The section of the Act cited in the development approval does not mention average noise levels.

The OLGR said it had received six applications from the hotel to reduce the area of its licensed premises, covering nine days of operation.

“All applications received were considered on their individual merits and include consideration of comments from relevant stakeholders such as the local council and police,” a spokesperson said.

OLGR said it had received 145 complaints about noise at the hotel between its opening in 2015 and May this year. It did not say how many had been substantiated.

The relationship between the Comiskeys and Cr Sutherland was examined during the Operation Belcarra public hearings at the Crime and Corruption Commission in 2017.

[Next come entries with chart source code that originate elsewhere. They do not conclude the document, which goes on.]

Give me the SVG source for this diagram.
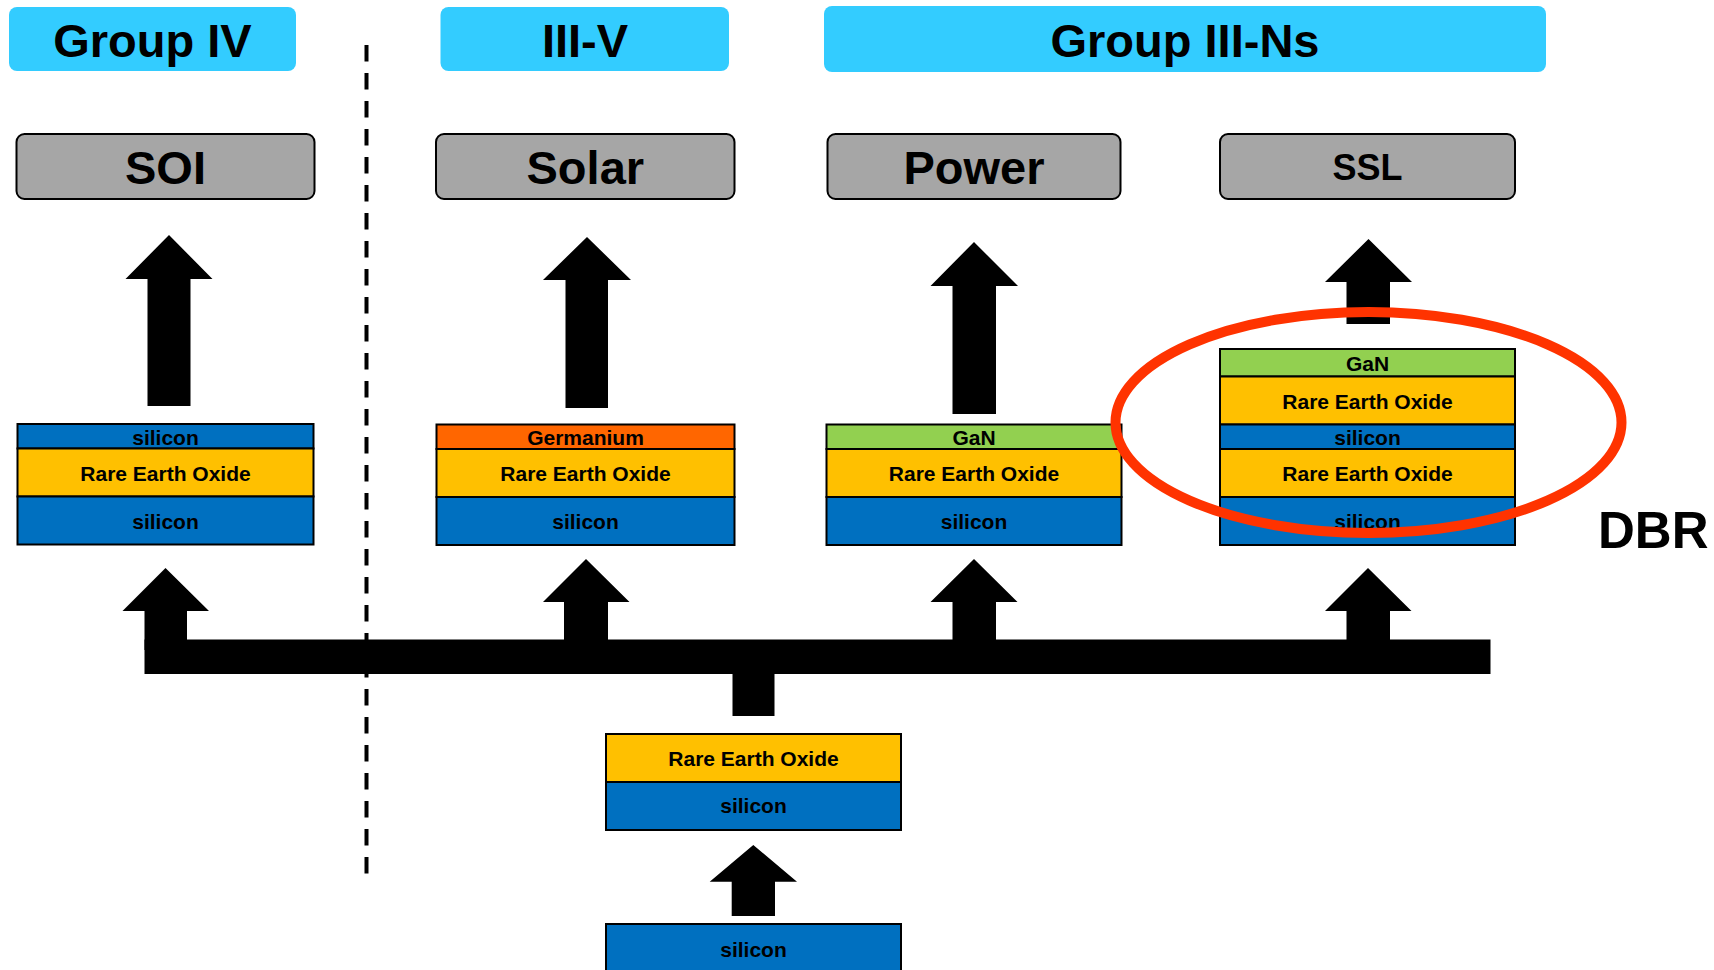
<svg xmlns="http://www.w3.org/2000/svg" width="1714" height="970" viewBox="0 0 1714 970">
<style>
text{font-family:"Liberation Sans",Arial,sans-serif;font-weight:bold;fill:#000;text-anchor:middle}
.hdr{fill:#33CCFF}
.hdr-t{font-size:47px}
.app{fill:#A6A6A6;stroke:#000;stroke-width:2}
.app-t{font-size:47px}
.si{fill:#0070C0;stroke:#000;stroke-width:2}
.reo{fill:#FFC000;stroke:#000;stroke-width:2}
.gan{fill:#92D050;stroke:#000;stroke-width:2}
.ge{fill:#FF6600;stroke:#000;stroke-width:2}
.lt{font-size:21px}
.arr{fill:#000}
</style>
<rect width="1714" height="970" fill="#fff"/>

<g id="hdr-group-iv"><rect class="hdr" x="9" y="7" width="287" height="64" rx="8"/><text class="hdr-t" x="152.5" y="57">Group IV</text></g>
<g id="hdr-iii-v"><rect class="hdr" x="440.5" y="7" width="288.5" height="64" rx="8"/><text class="hdr-t" x="585" y="57">III-V</text></g>
<g id="hdr-group-iii-ns"><rect class="hdr" x="824" y="6" width="722" height="66" rx="8"/><text class="hdr-t" x="1185" y="57">Group III-Ns</text></g>

<g id="divider"><line x1="366.5" y1="45" x2="366.5" y2="874" stroke="#000" stroke-width="4" stroke-dasharray="16.5 11.5"/></g>

<g id="app-soi"><rect class="app" x="16.5" y="134" width="298" height="65" rx="8"/><text class="app-t" x="165.5" y="184">SOI</text></g>
<g id="app-solar"><rect class="app" x="436" y="134" width="298.5" height="65" rx="8"/><text class="app-t" x="585.3" y="184">Solar</text></g>
<g id="app-power"><rect class="app" x="827.5" y="134" width="293" height="65" rx="8"/><text class="app-t" x="974" y="184">Power</text></g>
<g id="app-ssl"><rect class="app" x="1220" y="134" width="295" height="65" rx="8"/><text style="font-size:36px" x="1367.5" y="180">SSL</text></g>

<g id="connectors">
<polygon class="arr" points="169,235 212.5,279 190.5,279 190.5,406 147.5,406 147.5,279 125.5,279"/>
<polygon class="arr" points="587,237 631,280 608,280 608,408 565.5,408 565.5,280 543,280"/>
<polygon class="arr" points="974,242 1018,286 996,286 996,414 952.5,414 952.5,286 930.5,286"/>
<polygon class="arr" points="1368.5,239 1412,282 1390,282 1390,324 1346.5,324 1346.5,282 1325,282"/>
<rect class="arr" x="144.5" y="639.5" width="1346" height="34.5"/>
<polygon class="arr" points="165.5,568 209,611 187,611 187,650 144.5,650 144.5,611 122.5,611"/>
<polygon class="arr" points="586,559 629.5,602 608,602 608,650 564,650 564,602 543,602"/>
<polygon class="arr" points="974,559 1017.5,602 996,602 996,650 952.5,650 952.5,602 930.5,602"/>
<polygon class="arr" points="1368,568 1411.5,611 1390,611 1390,650 1346.5,650 1346.5,611 1325,611"/>
<rect class="arr" x="732.5" y="665" width="42" height="51"/>
<polygon class="arr" points="753.3,845 797,881.7 775,881.7 775,916 731.7,916 731.7,881.7 709.7,881.7"/>
</g>

<g id="stack-soi">
<rect class="si" x="17.5" y="424" width="296" height="24.5"/>
<rect class="reo" x="17.5" y="448.5" width="296" height="48"/>
<rect class="si" x="17.5" y="496.5" width="296" height="48"/>
<text class="lt" x="165.5" y="445">silicon</text>
<text class="lt" x="165.5" y="480.5">Rare Earth Oxide</text>
<text class="lt" x="165.5" y="529">silicon</text>
</g>

<g id="stack-solar">
<rect class="ge" x="436.5" y="424.5" width="298" height="24.5"/>
<rect class="reo" x="436.5" y="449" width="298" height="48"/>
<rect class="si" x="436.5" y="497" width="298" height="48"/>
<text class="lt" x="585.5" y="445">Germanium</text>
<text class="lt" x="585.5" y="480.5">Rare Earth Oxide</text>
<text class="lt" x="585.5" y="529">silicon</text>
</g>

<g id="stack-power">
<rect class="gan" x="826.5" y="424.5" width="295" height="24.5"/>
<rect class="reo" x="826.5" y="449" width="295" height="48"/>
<rect class="si" x="826.5" y="497" width="295" height="48"/>
<text class="lt" x="974" y="445">GaN</text>
<text class="lt" x="974" y="480.5">Rare Earth Oxide</text>
<text class="lt" x="974" y="529">silicon</text>
</g>

<g id="stack-ssl">
<rect class="gan" x="1220" y="349" width="295" height="27.5"/>
<rect class="reo" x="1220" y="376.5" width="295" height="48"/>
<rect class="si" x="1220" y="424.5" width="295" height="24.5"/>
<rect class="reo" x="1220" y="449" width="295" height="48"/>
<rect class="si" x="1220" y="497" width="295" height="48"/>
<text class="lt" x="1367.5" y="371">GaN</text>
<text class="lt" x="1367.5" y="409">Rare Earth Oxide</text>
<text class="lt" x="1367.5" y="445">silicon</text>
<text class="lt" x="1367.5" y="480.5">Rare Earth Oxide</text>
<text class="lt" x="1367.5" y="529">silicon</text>
</g>

<g id="stack-base">
<rect class="reo" x="606" y="734" width="295" height="48"/>
<rect class="si" x="606" y="782" width="295" height="48"/>
<text class="lt" x="753.5" y="765.5">Rare Earth Oxide</text>
<text class="lt" x="753.5" y="813">silicon</text>
</g>

<g id="substrate">
<rect class="si" x="606" y="924" width="295" height="60"/>
<text class="lt" x="753.5" y="956.5">silicon</text>
</g>

<g id="dbr-highlight">
<ellipse cx="1368.5" cy="422.5" rx="253" ry="110.5" fill="none" stroke="#FF3300" stroke-width="10"/>
<text style="font-size:51px;text-anchor:start" x="1598" y="548">DBR</text>
</g>
</svg>
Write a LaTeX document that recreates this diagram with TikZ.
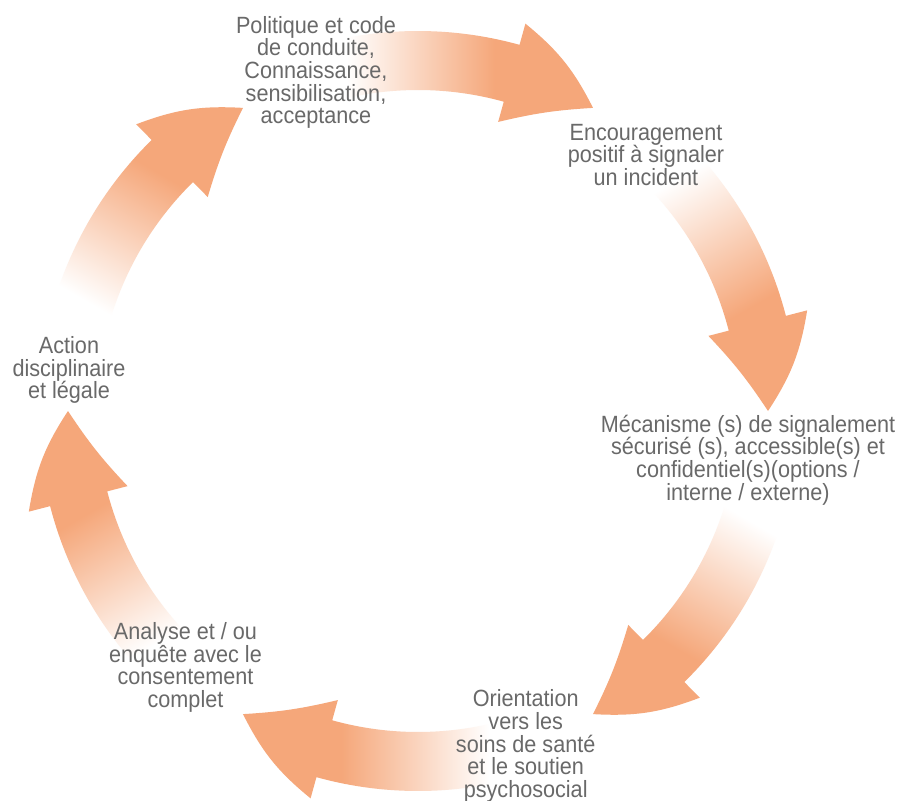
\documentclass[tikz,border=0pt]{standalone}
\usepackage{fontspec}
\setmainfont{Liberation Sans}[FakeStretch=0.92]
\usepackage{tikz}
\definecolor{arrowor}{RGB}{245,167,122}
\definecolor{labelgray}{RGB}{105,105,105}
\pgfdeclarehorizontalshading{arrowfade}{100bp}{color(0bp)=(white); color(30bp)=(white); color(57bp)=(arrowor); color(100bp)=(arrowor)}

\tikzset{
    cyclearrow/.pic={
        \shade[shading=arrowfade, shading angle=0]
            (105:380) arc[start angle=105, end angle=74.5, radius=380]
            -- (74.5:402) to[bend left=12] (60:350) to[bend right=5] (74.5:300)
            -- (74.5:321) arc[start angle=74.5, end angle=105, radius=321] -- cycle;
    },
    steplabel/.style={align=center, text=labelgray, inner sep=0pt, font=\fontsize{23.5}{22.6}\selectfont}
}

\begin{document}
\begin{tikzpicture}[x=1pt, y=1pt]
    \useasboundingbox[fill=white] (-418,-390) rectangle (485,411);

    % Fleches du cycle
    \pic at (0,0) {cyclearrow};
    \pic[transform canvas={rotate=-60}] at (0,0) {cyclearrow};
    \pic[transform canvas={rotate=-120}] at (0,0) {cyclearrow};
    \pic[transform canvas={rotate=-180}] at (0,0) {cyclearrow};
    \pic[transform canvas={rotate=-240}] at (0,0) {cyclearrow};
    \pic[transform canvas={rotate=-300}] at (0,0) {cyclearrow};

    % Etapes
    \node[steplabel] (politique) at (-102,338.5) {Politique et code\\de conduite,\\Connaissance,\\sensibilisation,\\acceptance};
    \node[steplabel] (encourage) at (228,256) {Encouragement\\positif à signaler\\un incident};
    \node[steplabel] (mecanisme) at (330,-49) {Mécanisme (s) de signalement\\sécurisé (s), accessible(s) et\\confidentiel(s)(options /\\interne / externe)};
    \node[steplabel] (orientation) at (107.7,-335) {Orientation\\vers les\\soins de santé\\et le soutien\\psychosocial};
    \node[steplabel] (analyse) at (-232.5,-256.5) {Analyse et / ou\\enquête avec le\\consentement\\complet};
    \node[steplabel] (action) at (-349,41) {Action\\disciplinaire\\et légale};
\end{tikzpicture}
\end{document}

Robert Comiskey testified at the hearings that his family had not received any “special favours or any special access” from the council because of its donations.

Robert Comiskey leaves with his wife, Carla, after giving evidence at the Crime and Corruption Commission in 2017.

Robert Comiskey leaves with his wife, Carla, after giving evidence at the Crime and Corruption Commission in 2017.Credit:Robert Shakespeare

The Comiskey Group did not respond to questions.

A Moreton Bay Regional Council spokesman said he could not comment on matters before the court.

Mr Hitzman, the council’s chief executive, approved a scaled down version of the Comiskeys’ application. They had asked for an increase from nine to 12 major concerts each year and to allow multi-day events. Mr Hitzman kept the nine-event limit in place but allowed three of these to be two-day events.

During earlier consultations in 2016, when the hotel first applied to run large outdoor music events, one of the handful of submissions to council in favour was from Shane Newcombe, chief executive of Moreton Bay Region Industry and Tourism (MBRIT), whose organisation regularly holds events at the hotel.

Shane Newcombe (left) and Ethan Tyler (right) at the Sandstone Point Hotel for their 2018 wedding, with mayor Allan Sutherland's then-executive officer Corinne Mulholland, who performed MC duties.

Shane Newcombe (left) and Ethan Tyler (right) at the Sandstone Point Hotel for their 2018 wedding, with mayor Allan Sutherland’s then-executive officer Corinne Mulholland, who performed MC duties.

Mr Newcombe, a close personal associate of Rob Comiskey, had his high-profile wedding at the hotel in May last year.